True, too expensive. But I knew several excellent clarinettists fascinated by the bassoon who won't learn it because the fingerings are horrible.

They (and the flutists and pianists) could be the real customers for an easier bassoon. Some bassoonists are logically reluctant to learn a new system. Other will make the hard effort, but how many? On an other forum, 3 bassoonists relied "no" and 1 "If better, quite possible" (plus me, I don't count). Other hint: many French bassoonists switch to the German system, a bigger effort than learning a simple system, just to get the louder sound and less unstable intonation.

If only 1 bassoonist in 10 plays the proposed system within a lifetime, it's a huge commercial success. But maybe clarinettists or pianists will be the main customers. Klaus Thunemann, Alexandre Silverio, Lola Descours... All were pianists. Besides the attractiveness of the bassoon, pianists find no job while bassoonists do.
Playing bassoon has its challenges to be sure, but then every instrument worth playing does, too. And I still cannot accept that you think the two bassoon systems are "atrocious". There are so many players out there who do quite well on it.

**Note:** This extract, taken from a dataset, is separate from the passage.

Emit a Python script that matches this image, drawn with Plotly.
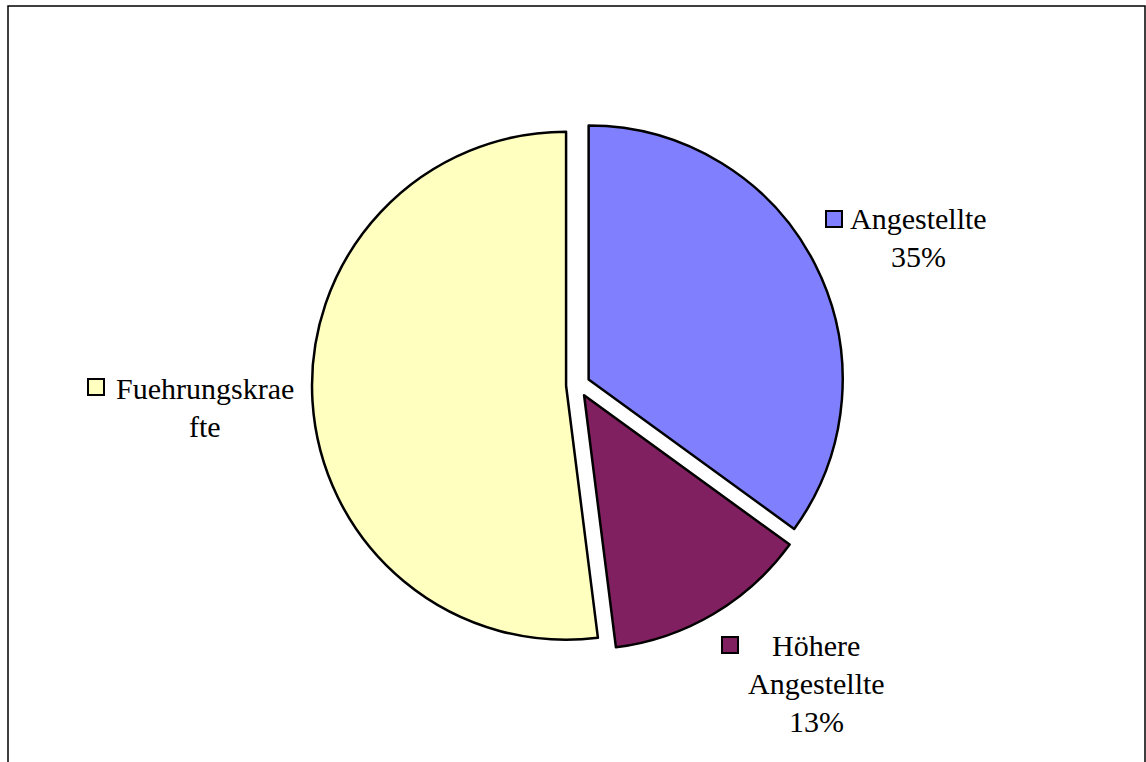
import plotly.graph_objects as go

# Workforce composition by staff category
categories = ["Angestellte", "Höhere Angestellte", "Fuehrungskraefte"]
shares = [35, 13, 52]
label_lines = [["Angestellte"], ["Höhere", "Angestellte"], ["Fuehrungskrae", "fte"]]
show_percent = [True, True, False]
colors = ["#8080FF", "#802060", "#FFFFC0"]

W, H = 1146, 762
FONT = "Liberation Serif"


def px(x):
    return x / W


def py(y):
    return 1 - y / H


fig = go.Figure(
    go.Pie(
        labels=categories,
        values=shares,
        sort=False,
        direction="clockwise",
        rotation=0,
        pull=[0.047, 0.047, 0.047],
        marker=dict(colors=colors, line=dict(color="black", width=2.5)),
        textinfo="none",
        hoverinfo="label+percent",
        showlegend=False,
        domain=dict(x=[px(311), px(845)], y=[py(651), py(119)]),
    )
)

# label blocks: (text centre x, first line y, key square x, key square y)
label_pos = [
    (918, 218, 834, 219),
    (816, 645, 730, 645),
    (205, 388, 96, 387),
]
line_gap = 38
total = sum(shares)
half_key = 8

shapes = []
annotations = []
for name, lines, pct, col, (tx, ty, kx, ky), v in zip(
    categories, label_lines, show_percent, colors, label_pos, shares
):
    texts = list(lines)
    if pct:
        texts.append(f"{round(100 * v / total)}%")
    for i, t in enumerate(texts):
        annotations.append(
            dict(
                x=px(tx), y=py(ty + i * line_gap), xref="paper", yref="paper",
                text=t, showarrow=False, xanchor="center", yanchor="middle",
                font=dict(family=FONT, size=30, color="black"),
            )
        )
    shapes.append(
        dict(
            type="rect", xref="paper", yref="paper",
            x0=px(kx - half_key), x1=px(kx + half_key),
            y0=py(ky + half_key), y1=py(ky - half_key),
            fillcolor=col, line=dict(color="black", width=2),
        )
    )

# outer chart frame
shapes.append(
    dict(
        type="rect", xref="paper", yref="paper",
        x0=px(8), x1=px(1145), y0=py(800), y1=py(6),
        line=dict(color="black", width=1.5), fillcolor="rgba(0,0,0,0)",
        layer="below",
    )
)

fig.update_layout(
    width=W, height=H,
    margin=dict(l=0, r=0, t=0, b=0),
    paper_bgcolor="white", plot_bgcolor="white",
    shapes=shapes, annotations=annotations,
)

fig.write_html("out.html")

I 100% disagree on that. Here my experience with other instruments lets me know. No bassoonist can play the difficult music written for the clarinet, not even for the flute. When a bassoon plays a piece as easy as Hora staccato we comment "miracle", while on the clarinet it's banal. This results from the bassoon's botched fingerings.
Composers are "wary" of the bassoon? Warned against it? What are you talking about? The bassoon is one of the most flexible and useful of orchestral instruments and composers have pushed it to extremes knowing that players will find a way to make it work [...]
The bassoon is extremely useful and has some nice music, but it's technical possibilities lag very far behind other woodwinds. That's why the bassoon is worth improving. Because i like the instrument.